## [DATASET ENTRIES]
# # # # # # #
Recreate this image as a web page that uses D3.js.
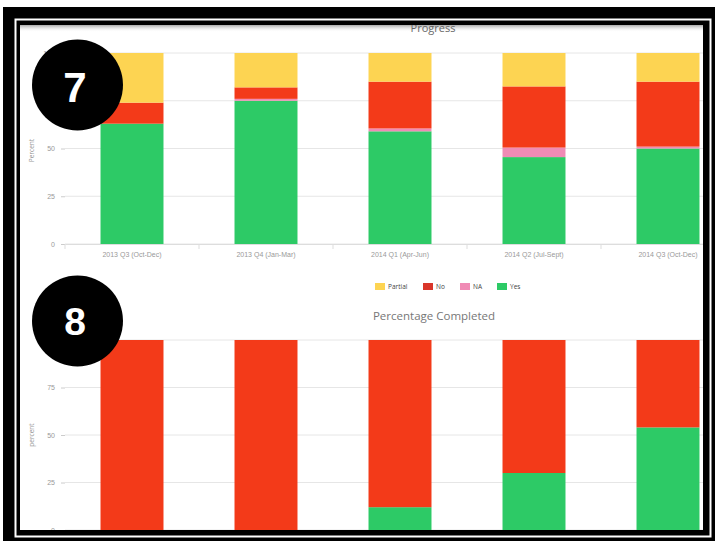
<!DOCTYPE html>
<html><head><meta charset="utf-8">
<script src="https://cdn.jsdelivr.net/npm/d3@7"></script>
<style>html,body{margin:0;padding:0;background:#fff;}svg{display:block;font-family:"Open Sans",sans-serif;}</style>
</head><body><svg id="c" width="715" height="544"></svg>
<script>
const categories = ["2013 Q3 (Oct-Dec)", "2013 Q4 (Jan-Mar)", "2014 Q1 (Apr-Jun)", "2014 Q2 (Jul-Sept)", "2014 Q3 (Oct-Dec)"];
const progressYes = [63, 75, 59, 45.5, 50];
const progressNA = [0, 1, 1.5, 5, 1];
const progressNo = [11, 6, 24.5, 32, 34];
const progressPartial = [26, 18, 15, 17.5, 15];
const completedYes = [0, 0, 12, 30, 54];
const completedNo = [100, 100, 88, 70, 46];
const yTicks = [0, 25, 50, 75, 100];
const legendLabels = ["Partial", "No", "NA", "Yes"];
const titles = ["Progress", "Percentage Completed"];
const axisTitles = ["Percent", "percent"];
const badges = ["7", "8"];

const colors = {Partial:"#fdd452", No:"#f33a19", NA:"#f08bb5", Yes:"#2dca66"};
const svg = d3.select("#c");

// frame
svg.append("rect").attr("x",3).attr("y",7).attr("width",712).attr("height",534).attr("fill","#000");
svg.append("rect").attr("x",15.5).attr("y",19.5).attr("width",695).attr("height",517).attr("fill","none").attr("stroke","#fff").attr("stroke-width",2);
svg.append("rect").attr("x",20).attr("y",25).attr("width",683).attr("height",505).attr("fill","#fff");
const defs = svg.append("defs");
const g1 = defs.append("linearGradient").attr("id","sh").attr("x1",0).attr("y1",0).attr("x2",0).attr("y2",1);
g1.append("stop").attr("offset",0).attr("stop-color","#aaa");
g1.append("stop").attr("offset",1).attr("stop-color","#fff").attr("stop-opacity",0);
defs.append("clipPath").attr("id","clip").append("rect").attr("x",20).attr("y",25).attr("width",683).attr("height",505);

const root = svg.append("g").attr("clip-path","url(#clip)");

const x = d3.scaleBand().domain(categories).range([65, 735]).paddingInner(0.53).paddingOuter(0.265);

function chart(yRange, series, keys, idx, showXAxis) {
  const y = d3.scaleLinear().domain([0,100]).range(yRange);
  const g = root.append("g");
  g.selectAll(".grid").data(yTicks).join("line")
    .attr("x1",65).attr("x2",703).attr("y1",d=>y(d)).attr("y2",d=>y(d))
    .attr("stroke","#e6e6e6").attr("stroke-width",1);
  const ya = g.append("g").attr("transform","translate(65,0)")
    .call(d3.axisLeft(y).tickValues(yTicks).tickSize(4).tickPadding(6));
  ya.select(".domain").remove();
  ya.selectAll("line").attr("stroke","#ccc");
  ya.selectAll("text").attr("fill","#999").attr("font-size",7);
  const rows = categories.map((c,i)=>{const o={cat:c}; keys.forEach(k=>o[k]=series[k][i]); return o;});
  const stack = d3.stack().keys(keys)(rows);
  g.selectAll(".layer").data(stack).join("g").attr("fill",d=>colors[d.key])
    .selectAll("rect").data(d=>d).join("rect")
    .attr("x",d=>x(d.data.cat)).attr("width",x.bandwidth())
    .attr("y",d=>y(d[1])).attr("height",d=>Math.max(0,y(d[0])-y(d[1])));
  if (showXAxis) {
    const xa = g.append("g").attr("transform",`translate(0,${y(0)})`)
      .call(d3.axisBottom(x).tickSize(0).tickPadding(8));
    xa.select(".domain").attr("stroke","#ddd");
    xa.selectAll("text").attr("fill","#999").attr("font-size",7);
    const step = x.step();
    g.selectAll(".xt").data(d3.range(categories.length+1)).join("line")
      .attr("x1",d=>65+d*step).attr("x2",d=>65+d*step)
      .attr("y1",y(0)).attr("y2",y(0)+5).attr("stroke","#ddd");
  }
  g.append("text").attr("transform",`translate(34,${(yRange[0]+yRange[1])/2 + (idx?-0:2)}) rotate(-90)`)
    .attr("text-anchor","middle").attr("font-size",6.5).attr("fill","#999").text(axisTitles[idx]);
  return y;
}

chart([244,53], {Yes:progressYes, NA:progressNA, No:progressNo, Partial:progressPartial}, ["Yes","NA","No","Partial"], 0, true);
chart([530,340], {Yes:completedYes, No:completedNo}, ["Yes","No"], 1, false);

root.append("rect").attr("x",20).attr("y",25).attr("width",683).attr("height",7).attr("fill","url(#sh)");

root.append("text").attr("x",433).attr("y",32).attr("text-anchor","middle").attr("font-size",11).attr("fill","#666").text(titles[0]);
root.append("text").attr("x",434).attr("y",320).attr("text-anchor","middle").attr("font-size",11.5).attr("fill","#777").text(titles[1]);

const legX = [375, 423, 460, 497];
const lg = root.append("g");
legendLabels.forEach((l,i)=>{
  lg.append("rect").attr("x",legX[i]).attr("y",283).attr("width",10).attr("height",7).attr("fill", l==="No" ? "#d9362a" : colors[l]);
  lg.append("text").attr("x",legX[i]+13).attr("y",289).attr("font-size",6.5).attr("fill","#444").text(l);
});

const bc = [[77.5,85,102,42],[77.5,321,335,39]];
badges.forEach((b,i)=>{
  root.append("circle").attr("cx",bc[i][0]).attr("cy",bc[i][1]).attr("r",45.5).attr("fill","#000");
  root.append("text").attr("x",75).attr("y",bc[i][2]).attr("text-anchor","middle")
    .attr("font-family","Liberation Sans, Arial, sans-serif").attr("font-weight","bold")
    .attr("font-size",bc[i][3]).attr("fill","#fff").text(b);
});
</script></body></html>
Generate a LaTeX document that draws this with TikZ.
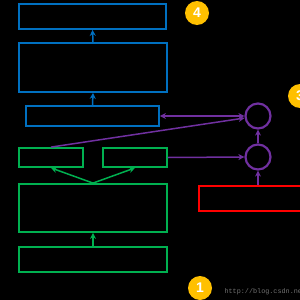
\documentclass[tikz,border=0pt]{standalone}
\usepackage{fontspec}
\setmainfont{Liberation Sans}
\newfontfamily\cjk{Noto Sans CJK SC}
\setmonofont{Liberation Mono}
\usepackage{tikz}
\usetikzlibrary{arrows.meta}
\definecolor{netblue}{RGB}{0,112,192}
\definecolor{netgreen}{RGB}{0,176,80}
\definecolor{netpurple}{RGB}{112,48,160}
\definecolor{netred}{RGB}{255,0,0}
\definecolor{badgeyellow}{RGB}{255,192,0}
\tikzset{
  layer/.style={draw=#1,line width=1.8pt,inner sep=0pt},
  unit/.style={circle,draw=netpurple,line width=2.2pt,minimum size=25pt,inner sep=0pt},
  badge/.style={circle,fill=badgeyellow,minimum size=24pt,inner sep=0pt,
    text=white,font=\bfseries\fontsize{14}{14}\selectfont},
  flow/.style={draw=#1,line width=1.5pt,-{Stealth[length=6pt,width=6pt]}}
}
\begin{document}
\begin{tikzpicture}[x=1pt,y=-1pt]
\useasboundingbox (0,0) rectangle (300,300);
% background:
\path[fill=black] (0,0) rectangle (300,300);
% blue layers:
\node[layer=netblue,minimum width=147pt,minimum height=25pt] (top) at (92.5,16.5) {};
\node[layer=netblue,minimum width=148pt,minimum height=49pt] (mid) at (93,67.5) {};
\node[layer=netblue,minimum width=133pt,minimum height=20pt] (low) at (92.5,116) {};
% green layers:
\node[layer=netgreen,minimum width=64pt,minimum height=19pt] (gl) at (51,157.5) {};
\node[layer=netgreen,minimum width=64pt,minimum height=19pt] (gr) at (135,157.5) {};
\node[layer=netgreen,minimum width=148pt,minimum height=48pt] (gbig) at (93,208) {};
\node[layer=netgreen,minimum width=148pt,minimum height=25pt] (gbot) at (93,259.5) {};
% purple units and red box:
\node[unit] (cup) at (258,116) {};
\node[unit] (clow) at (258,157) {};
\node[layer=netred,minimum width=118pt,minimum height=25pt,text=black,
  font=\cjk\fontsize{10}{10}\selectfont] (pre) at (258,198.5) {从预训练好的模型};
% connectors:
\draw[flow=netblue] (mid.north) -- (top.south);
\draw[flow=netblue] (low.north) -- (mid.south);
\draw[flow=netgreen] (gbot.north) -- (gbig.south);
\draw[flow=netgreen] (gbig.north) -- (gl.south);
\draw[flow=netgreen] (gbig.north) -- (gr.south);
\draw[flow=netpurple,{Stealth[length=6pt,width=6pt]}-{Stealth[length=6pt,width=6pt]}] (low.east) -- (cup.west);
\draw[flow=netpurple] (gl.north) -- (cup);
\draw[flow=netpurple] (gr.east) -- (clow.west);
\draw[flow=netpurple] (clow.north) -- (cup.south);
\draw[flow=netpurple] (pre.north) -- (clow.south);
% badges:
\node[badge] (b4) at (197,13) {4};
\node[badge] (b3) at (300,96) {3};
\node[badge] (b1) at (200,288) {1};
\node[anchor=west,text=black!55,font=\ttfamily\fontsize{6.8}{6.8}\selectfont] (url) at (221,292) {http://blog.csdn.net};
\end{tikzpicture}
\end{document}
# # # # # # #
## [SHORT PROBLEM]
Find all lines with "that" in them and copy each one.

## [REPLY]
Recreate this image as a web page that uses D3.js.
Generate a LaTeX document that draws this with TikZ.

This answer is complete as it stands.